Le modèle économique associatif de Saint-Hugues a permis jusqu’ici de faire face, et de maintenir la vie du hameau en hiver. Lorsque ça tourne à fond, les bénévoles du village mettent la main à la pâte. Lorsque ça ne tourne pas, les salariés employés sur la saison s’occupent de la maintenance, de la réparation du matériel, en attendant des jours meilleurs. Mais au-delà du bienfait pour la vie locale, ces petites stations associatives rendent un immense service à leurs grandes sœurs des hautes vallées : elles forment les skieurs de demain, et donnent tout simplement envie d’aimer la montagne en hiver.
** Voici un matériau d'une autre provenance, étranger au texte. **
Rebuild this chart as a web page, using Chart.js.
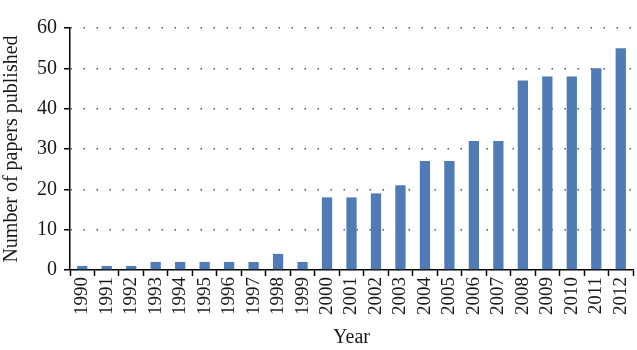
<!DOCTYPE html>
<html>
<head>
<meta charset="utf-8">
<script src="https://cdn.jsdelivr.net/npm/chart.js@4"></script>
<style>
  html, body { margin: 0; padding: 0; background: #fff; }
  #wrap { width: 637px; height: 350px; }
</style>
</head>
<body>
<div id="wrap"><canvas id="chart"></canvas></div>
<script>
const years = ['1990', '1991', '1992', '1993', '1994', '1995', '1996', '1997', '1998', '1999', '2000', '2001',
    '2002', '2003', '2004', '2005', '2006', '2007', '2008', '2009', '2010', '2011', '2012'];
const papers = [1, 1, 1, 2, 2, 2, 2, 2, 4, 2, 18, 18, 19, 21, 27, 27, 32, 32, 47, 48, 48, 50, 55];
const yTicks = [0, 10, 20, 30, 40, 50, 60];

const serif = "'Liberation Serif', 'DejaVu Serif', serif";

const ctx = document.getElementById('chart').getContext('2d');
new Chart(ctx, {
    type: 'bar',
    data: {
        labels: years,
        datasets: [{
            label: 'Number of papers published',
            data: papers,
            backgroundColor: '#4f7cb7',
            barPercentage: 0.42,
            categoryPercentage: 1
        }]
    },
    options: {
        responsive: true,
        maintainAspectRatio: false,
        animation: false,
        layout: { padding: { top: 28, right: 4, left: 0, bottom: 0 } },
        plugins: { legend: { display: false }, tooltip: { enabled: false } },
        scales: {
            x: {
                offset: true,
                afterFit: axis => {
                    axis.height = 80;
                    axis.paddingLeft = 0;
                    axis.paddingRight = 0;
                },
                grid: {
                    offset: true,
                    drawOnChartArea: false,
                    tickLength: 6,
                    tickColor: '#000',
                    tickWidth: 1.5
                },
                border: { color: '#000', width: 1.5 },
                ticks: {
                    color: '#1a1a1a',
                    font: { family: serif, size: 19 },
                    minRotation: 90,
                    maxRotation: 90,
                    autoSkip: false,
                    padding: 1
                },
                title: {
                    display: true,
                    text: 'Year',
                    color: '#1a1a1a',
                    font: { family: serif, size: 20 },
                    padding: { top: 0, bottom: 0 }
                }
            },
            y: {
                min: 0,
                max: 60,
                afterBuildTicks: axis => { axis.ticks = yTicks.map(v => ({ value: v })); },
                afterFit: axis => { axis.width = 70; },
                grid: {
                    color: ctx => ctx.tick && ctx.tick.value === 0 ? 'rgba(0,0,0,0)' : '#555',
                    lineWidth: 1.5,
                    tickLength: 6,
                    tickColor: '#000',
                    tickWidth: 1.5,
                    tickBorderDash: []
                },
                border: { color: '#000', width: 1.5, dash: [1.5, 11.5] },
                ticks: {
                    color: '#1a1a1a',
                    font: { family: serif, size: 20 },
                    padding: 7
                },
                title: {
                    display: true,
                    text: 'Number of papers published',
                    color: '#1a1a1a',
                    font: { family: serif, size: 20 },
                    padding: { top: 0, bottom: 0 }
                }
            }
        }
    }
});
</script>
</body>
</html>
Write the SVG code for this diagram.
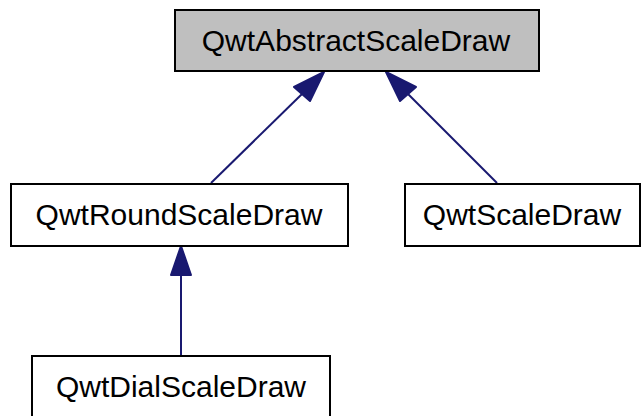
<svg xmlns="http://www.w3.org/2000/svg" width="642" height="416" viewBox="0 0 642 416">
<style>
.box{fill:#fff;stroke:#000;stroke-width:2}
.base{fill:#bfbfbf}
text{font-family:"Liberation Sans",Arial,sans-serif;font-size:30px;text-anchor:middle;fill:#000}
.edge{stroke:#191970;stroke-width:2;fill:none}
.head{fill:#191970;stroke:#191970;stroke-width:2;stroke-linejoin:round}
</style>
<rect width="642" height="416" fill="#fff"/>
<g id="edges">
<path class="edge" d="M211,183 L302,94"/>
<polygon class="head" points="324,72 294,87 310,101"/>
<path class="edge" d="M497,183 L408,94"/>
<polygon class="head" points="386,72 400,101 416,87"/>
<path class="edge" d="M181,355 L181,274"/>
<polygon class="head" points="181,246 171,275 191,275"/>
</g>
<g id="QwtAbstractScaleDraw">
<rect class="box base" x="175" y="10" width="364" height="61"/>
<text x="356" y="51">QwtAbstractScaleDraw</text>
</g>
<g id="QwtRoundScaleDraw">
<rect class="box" x="11" y="184" width="337" height="62"/>
<text x="179" y="225">QwtRoundScaleDraw</text>
</g>
<g id="QwtScaleDraw">
<rect class="box" x="405" y="184" width="235" height="62"/>
<text x="522" y="225">QwtScaleDraw</text>
</g>
<g id="QwtDialScaleDraw">
<rect class="box" x="32" y="356" width="298" height="62"/>
<text x="181" y="397">QwtDialScaleDraw</text>
</g>
</svg>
Enfin, la neige a remplacé la pluie qui ne nous a pas lâchés pendant les deux premiers jours de tournage. Les yeux de Guy s’illuminent. Comme un gamin, il regarde les arbres se charger de neige et les pistes retrouver leur blancheur immaculée. On croise un groupe d’enfants heureux d’expliquer à leurs parents qu’après avoir fait le "Bambi", ils vont passer aux grands téléskis. Ils ont la banane, de la neige plein le bonnet, et le regard de ceux qui n’ont pas peur d’affronter la piste rouge pour la première fois de leur vie. Guy se sent fier, et avec un peu d’émotion dans les yeux, il me dit : " Tu vois Laurent : c’est pour ça qu’on fait tout ça…"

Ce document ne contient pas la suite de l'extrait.